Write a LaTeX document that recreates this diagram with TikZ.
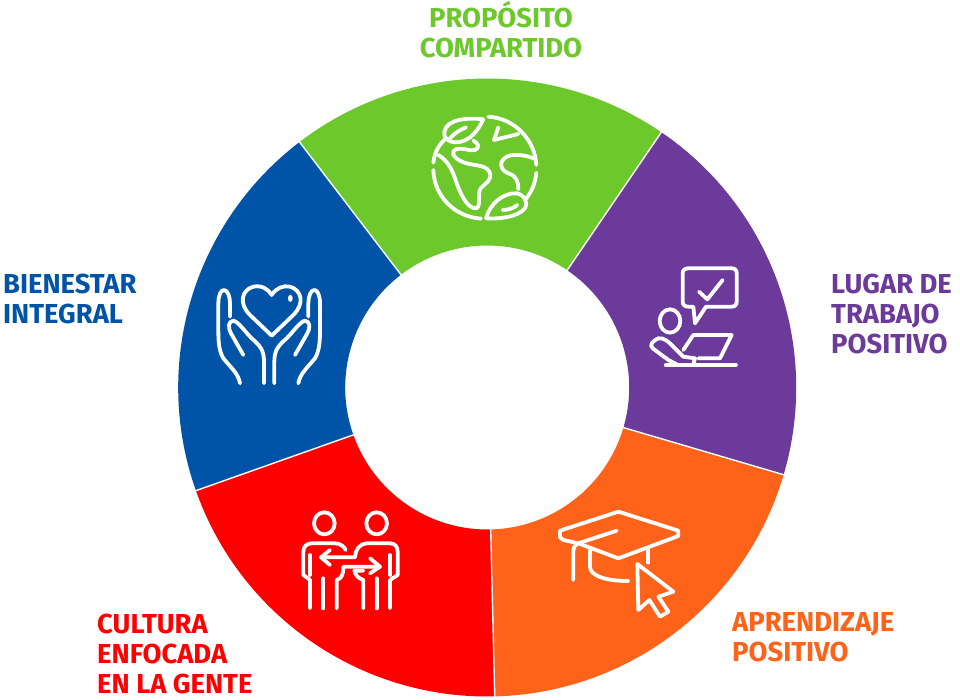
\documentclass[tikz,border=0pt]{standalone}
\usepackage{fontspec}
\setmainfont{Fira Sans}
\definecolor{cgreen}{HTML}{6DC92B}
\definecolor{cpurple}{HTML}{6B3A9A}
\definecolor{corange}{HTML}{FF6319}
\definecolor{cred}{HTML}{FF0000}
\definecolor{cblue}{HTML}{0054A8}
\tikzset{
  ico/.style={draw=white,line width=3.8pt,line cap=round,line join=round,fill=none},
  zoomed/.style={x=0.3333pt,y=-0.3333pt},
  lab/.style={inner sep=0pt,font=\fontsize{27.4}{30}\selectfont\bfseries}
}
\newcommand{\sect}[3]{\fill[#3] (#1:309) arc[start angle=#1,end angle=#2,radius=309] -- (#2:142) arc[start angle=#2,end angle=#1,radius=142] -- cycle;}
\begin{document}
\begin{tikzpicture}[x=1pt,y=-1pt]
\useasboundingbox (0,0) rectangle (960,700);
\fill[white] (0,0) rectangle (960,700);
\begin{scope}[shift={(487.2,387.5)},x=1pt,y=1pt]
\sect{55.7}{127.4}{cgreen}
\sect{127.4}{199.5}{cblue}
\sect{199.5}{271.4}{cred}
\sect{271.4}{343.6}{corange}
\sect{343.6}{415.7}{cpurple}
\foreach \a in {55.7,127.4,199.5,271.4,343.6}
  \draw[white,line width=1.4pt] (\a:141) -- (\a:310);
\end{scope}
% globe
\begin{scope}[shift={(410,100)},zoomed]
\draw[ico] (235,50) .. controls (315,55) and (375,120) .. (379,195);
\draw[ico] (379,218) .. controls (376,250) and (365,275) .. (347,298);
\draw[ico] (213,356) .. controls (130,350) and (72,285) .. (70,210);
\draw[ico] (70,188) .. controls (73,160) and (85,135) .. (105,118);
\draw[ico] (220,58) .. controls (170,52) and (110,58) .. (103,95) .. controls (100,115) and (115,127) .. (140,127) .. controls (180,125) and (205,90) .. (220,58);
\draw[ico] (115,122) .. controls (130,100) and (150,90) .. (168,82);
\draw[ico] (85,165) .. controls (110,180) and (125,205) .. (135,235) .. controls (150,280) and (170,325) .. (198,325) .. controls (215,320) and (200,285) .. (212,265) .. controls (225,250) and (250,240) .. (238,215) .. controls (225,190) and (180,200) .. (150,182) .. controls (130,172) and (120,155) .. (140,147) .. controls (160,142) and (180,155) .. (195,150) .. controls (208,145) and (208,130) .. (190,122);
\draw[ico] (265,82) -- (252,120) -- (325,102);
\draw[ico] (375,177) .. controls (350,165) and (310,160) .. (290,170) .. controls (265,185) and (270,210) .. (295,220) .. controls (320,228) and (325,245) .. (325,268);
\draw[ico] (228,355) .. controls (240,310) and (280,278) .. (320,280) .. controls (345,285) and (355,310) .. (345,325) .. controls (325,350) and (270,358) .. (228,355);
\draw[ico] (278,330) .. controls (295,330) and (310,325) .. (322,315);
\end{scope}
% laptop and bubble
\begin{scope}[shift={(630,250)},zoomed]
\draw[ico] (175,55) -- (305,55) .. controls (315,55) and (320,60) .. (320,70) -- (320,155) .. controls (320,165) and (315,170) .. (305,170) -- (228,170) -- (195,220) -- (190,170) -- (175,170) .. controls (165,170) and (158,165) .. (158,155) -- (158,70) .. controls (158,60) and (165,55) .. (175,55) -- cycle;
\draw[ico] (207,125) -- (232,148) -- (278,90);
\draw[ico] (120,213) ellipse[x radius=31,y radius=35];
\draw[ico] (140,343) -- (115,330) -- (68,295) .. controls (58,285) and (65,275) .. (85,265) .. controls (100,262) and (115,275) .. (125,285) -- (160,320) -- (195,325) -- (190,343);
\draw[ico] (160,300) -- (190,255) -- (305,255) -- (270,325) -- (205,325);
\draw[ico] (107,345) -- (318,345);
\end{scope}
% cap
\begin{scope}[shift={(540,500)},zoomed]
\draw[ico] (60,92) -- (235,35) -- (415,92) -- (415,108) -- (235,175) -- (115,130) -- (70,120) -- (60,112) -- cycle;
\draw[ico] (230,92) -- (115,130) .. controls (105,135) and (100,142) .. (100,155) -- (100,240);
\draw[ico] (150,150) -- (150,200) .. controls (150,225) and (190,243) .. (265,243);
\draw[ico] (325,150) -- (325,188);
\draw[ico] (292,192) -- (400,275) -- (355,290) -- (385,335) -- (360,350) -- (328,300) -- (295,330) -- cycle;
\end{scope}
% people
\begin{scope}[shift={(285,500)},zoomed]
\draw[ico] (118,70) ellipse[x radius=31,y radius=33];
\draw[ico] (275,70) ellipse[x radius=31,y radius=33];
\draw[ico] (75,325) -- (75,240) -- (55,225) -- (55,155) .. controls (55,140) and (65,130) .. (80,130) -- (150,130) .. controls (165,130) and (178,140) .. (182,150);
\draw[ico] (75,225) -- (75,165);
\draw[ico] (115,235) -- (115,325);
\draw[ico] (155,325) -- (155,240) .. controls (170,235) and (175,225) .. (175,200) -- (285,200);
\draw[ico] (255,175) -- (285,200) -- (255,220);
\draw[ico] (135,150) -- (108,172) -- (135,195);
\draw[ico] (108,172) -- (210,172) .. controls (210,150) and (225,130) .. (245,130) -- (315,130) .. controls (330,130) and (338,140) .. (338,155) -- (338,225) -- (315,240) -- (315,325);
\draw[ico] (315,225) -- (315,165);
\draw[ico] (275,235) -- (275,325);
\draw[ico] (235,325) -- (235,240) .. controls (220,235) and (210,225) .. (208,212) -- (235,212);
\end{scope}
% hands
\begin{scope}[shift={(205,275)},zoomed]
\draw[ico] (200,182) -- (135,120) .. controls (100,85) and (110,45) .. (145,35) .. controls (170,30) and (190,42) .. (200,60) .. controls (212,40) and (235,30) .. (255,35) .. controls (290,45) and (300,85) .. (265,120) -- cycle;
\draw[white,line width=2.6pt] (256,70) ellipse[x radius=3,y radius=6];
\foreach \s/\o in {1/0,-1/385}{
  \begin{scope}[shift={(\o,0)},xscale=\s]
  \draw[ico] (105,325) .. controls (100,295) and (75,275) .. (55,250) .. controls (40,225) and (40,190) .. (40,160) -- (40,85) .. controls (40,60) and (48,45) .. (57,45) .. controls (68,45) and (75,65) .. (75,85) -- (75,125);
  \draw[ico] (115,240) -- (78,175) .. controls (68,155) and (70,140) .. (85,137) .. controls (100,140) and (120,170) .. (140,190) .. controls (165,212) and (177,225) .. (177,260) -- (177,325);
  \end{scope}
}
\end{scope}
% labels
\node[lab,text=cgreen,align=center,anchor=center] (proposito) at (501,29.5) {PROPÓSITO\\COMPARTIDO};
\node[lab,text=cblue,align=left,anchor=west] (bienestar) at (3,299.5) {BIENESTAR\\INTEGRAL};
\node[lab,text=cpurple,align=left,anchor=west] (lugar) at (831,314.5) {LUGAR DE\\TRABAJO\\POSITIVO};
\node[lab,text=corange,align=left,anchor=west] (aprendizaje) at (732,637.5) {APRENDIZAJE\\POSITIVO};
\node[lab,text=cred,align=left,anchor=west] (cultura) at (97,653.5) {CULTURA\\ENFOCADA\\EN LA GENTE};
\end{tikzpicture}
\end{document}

═══

Instruction: Every line above should be returned exactly; the pictures stay out.

Solution below:
Write a LaTeX document that recreates this diagram with TikZ.
\documentclass[tikz,border=0pt]{standalone}
\usepackage{fontspec}
\setmainfont{Fira Sans}
\definecolor{cgreen}{HTML}{6DC92B}
\definecolor{cpurple}{HTML}{6B3A9A}
\definecolor{corange}{HTML}{FF6319}
\definecolor{cred}{HTML}{FF0000}
\definecolor{cblue}{HTML}{0054A8}
\tikzset{
  ico/.style={draw=white,line width=3.8pt,line cap=round,line join=round,fill=none},
  zoomed/.style={x=0.3333pt,y=-0.3333pt},
  lab/.style={inner sep=0pt,font=\fontsize{27.4}{30}\selectfont\bfseries}
}
\newcommand{\sect}[3]{\fill[#3] (#1:309) arc[start angle=#1,end angle=#2,radius=309] -- (#2:142) arc[start angle=#2,end angle=#1,radius=142] -- cycle;}
\begin{document}
\begin{tikzpicture}[x=1pt,y=-1pt]
\useasboundingbox (0,0) rectangle (960,700);
\fill[white] (0,0) rectangle (960,700);
\begin{scope}[shift={(487.2,387.5)},x=1pt,y=1pt]
\sect{55.7}{127.4}{cgreen}
\sect{127.4}{199.5}{cblue}
\sect{199.5}{271.4}{cred}
\sect{271.4}{343.6}{corange}
\sect{343.6}{415.7}{cpurple}
\foreach \a in {55.7,127.4,199.5,271.4,343.6}
  \draw[white,line width=1.4pt] (\a:141) -- (\a:310);
\end{scope}
% globe
\begin{scope}[shift={(410,100)},zoomed]
\draw[ico] (235,50) .. controls (315,55) and (375,120) .. (379,195);
\draw[ico] (379,218) .. controls (376,250) and (365,275) .. (347,298);
\draw[ico] (213,356) .. controls (130,350) and (72,285) .. (70,210);
\draw[ico] (70,188) .. controls (73,160) and (85,135) .. (105,118);
\draw[ico] (220,58) .. controls (170,52) and (110,58) .. (103,95) .. controls (100,115) and (115,127) .. (140,127) .. controls (180,125) and (205,90) .. (220,58);
\draw[ico] (115,122) .. controls (130,100) and (150,90) .. (168,82);
\draw[ico] (85,165) .. controls (110,180) and (125,205) .. (135,235) .. controls (150,280) and (170,325) .. (198,325) .. controls (215,320) and (200,285) .. (212,265) .. controls (225,250) and (250,240) .. (238,215) .. controls (225,190) and (180,200) .. (150,182) .. controls (130,172) and (120,155) .. (140,147) .. controls (160,142) and (180,155) .. (195,150) .. controls (208,145) and (208,130) .. (190,122);
\draw[ico] (265,82) -- (252,120) -- (325,102);
\draw[ico] (375,177) .. controls (350,165) and (310,160) .. (290,170) .. controls (265,185) and (270,210) .. (295,220) .. controls (320,228) and (325,245) .. (325,268);
\draw[ico] (228,355) .. controls (240,310) and (280,278) .. (320,280) .. controls (345,285) and (355,310) .. (345,325) .. controls (325,350) and (270,358) .. (228,355);
\draw[ico] (278,330) .. controls (295,330) and (310,325) .. (322,315);
\end{scope}
% laptop and bubble
\begin{scope}[shift={(630,250)},zoomed]
\draw[ico] (175,55) -- (305,55) .. controls (315,55) and (320,60) .. (320,70) -- (320,155) .. controls (320,165) and (315,170) .. (305,170) -- (228,170) -- (195,220) -- (190,170) -- (175,170) .. controls (165,170) and (158,165) .. (158,155) -- (158,70) .. controls (158,60) and (165,55) .. (175,55) -- cycle;
\draw[ico] (207,125) -- (232,148) -- (278,90);
\draw[ico] (120,213) ellipse[x radius=31,y radius=35];
\draw[ico] (140,343) -- (115,330) -- (68,295) .. controls (58,285) and (65,275) .. (85,265) .. controls (100,262) and (115,275) .. (125,285) -- (160,320) -- (195,325) -- (190,343);
\draw[ico] (160,300) -- (190,255) -- (305,255) -- (270,325) -- (205,325);
\draw[ico] (107,345) -- (318,345);
\end{scope}
% cap
\begin{scope}[shift={(540,500)},zoomed]
\draw[ico] (60,92) -- (235,35) -- (415,92) -- (415,108) -- (235,175) -- (115,130) -- (70,120) -- (60,112) -- cycle;
\draw[ico] (230,92) -- (115,130) .. controls (105,135) and (100,142) .. (100,155) -- (100,240);
\draw[ico] (150,150) -- (150,200) .. controls (150,225) and (190,243) .. (265,243);
\draw[ico] (325,150) -- (325,188);
\draw[ico] (292,192) -- (400,275) -- (355,290) -- (385,335) -- (360,350) -- (328,300) -- (295,330) -- cycle;
\end{scope}
% people
\begin{scope}[shift={(285,500)},zoomed]
\draw[ico] (118,70) ellipse[x radius=31,y radius=33];
\draw[ico] (275,70) ellipse[x radius=31,y radius=33];
\draw[ico] (75,325) -- (75,240) -- (55,225) -- (55,155) .. controls (55,140) and (65,130) .. (80,130) -- (150,130) .. controls (165,130) and (178,140) .. (182,150);
\draw[ico] (75,225) -- (75,165);
\draw[ico] (115,235) -- (115,325);
\draw[ico] (155,325) -- (155,240) .. controls (170,235) and (175,225) .. (175,200) -- (285,200);
\draw[ico] (255,175) -- (285,200) -- (255,220);
\draw[ico] (135,150) -- (108,172) -- (135,195);
\draw[ico] (108,172) -- (210,172) .. controls (210,150) and (225,130) .. (245,130) -- (315,130) .. controls (330,130) and (338,140) .. (338,155) -- (338,225) -- (315,240) -- (315,325);
\draw[ico] (315,225) -- (315,165);
\draw[ico] (275,235) -- (275,325);
\draw[ico] (235,325) -- (235,240) .. controls (220,235) and (210,225) .. (208,212) -- (235,212);
\end{scope}
% hands
\begin{scope}[shift={(205,275)},zoomed]
\draw[ico] (200,182) -- (135,120) .. controls (100,85) and (110,45) .. (145,35) .. controls (170,30) and (190,42) .. (200,60) .. controls (212,40) and (235,30) .. (255,35) .. controls (290,45) and (300,85) .. (265,120) -- cycle;
\draw[white,line width=2.6pt] (256,70) ellipse[x radius=3,y radius=6];
\foreach \s/\o in {1/0,-1/385}{
  \begin{scope}[shift={(\o,0)},xscale=\s]
  \draw[ico] (105,325) .. controls (100,295) and (75,275) .. (55,250) .. controls (40,225) and (40,190) .. (40,160) -- (40,85) .. controls (40,60) and (48,45) .. (57,45) .. controls (68,45) and (75,65) .. (75,85) -- (75,125);
  \draw[ico] (115,240) -- (78,175) .. controls (68,155) and (70,140) .. (85,137) .. controls (100,140) and (120,170) .. (140,190) .. controls (165,212) and (177,225) .. (177,260) -- (177,325);
  \end{scope}
}
\end{scope}
% labels
\node[lab,text=cgreen,align=center,anchor=center] (proposito) at (501,29.5) {PROPÓSITO\\COMPARTIDO};
\node[lab,text=cblue,align=left,anchor=west] (bienestar) at (3,299.5) {BIENESTAR\\INTEGRAL};
\node[lab,text=cpurple,align=left,anchor=west] (lugar) at (831,314.5) {LUGAR DE\\TRABAJO\\POSITIVO};
\node[lab,text=corange,align=left,anchor=west] (aprendizaje) at (732,637.5) {APRENDIZAJE\\POSITIVO};
\node[lab,text=cred,align=left,anchor=west] (cultura) at (97,653.5) {CULTURA\\ENFOCADA\\EN LA GENTE};
\end{tikzpicture}
\end{document}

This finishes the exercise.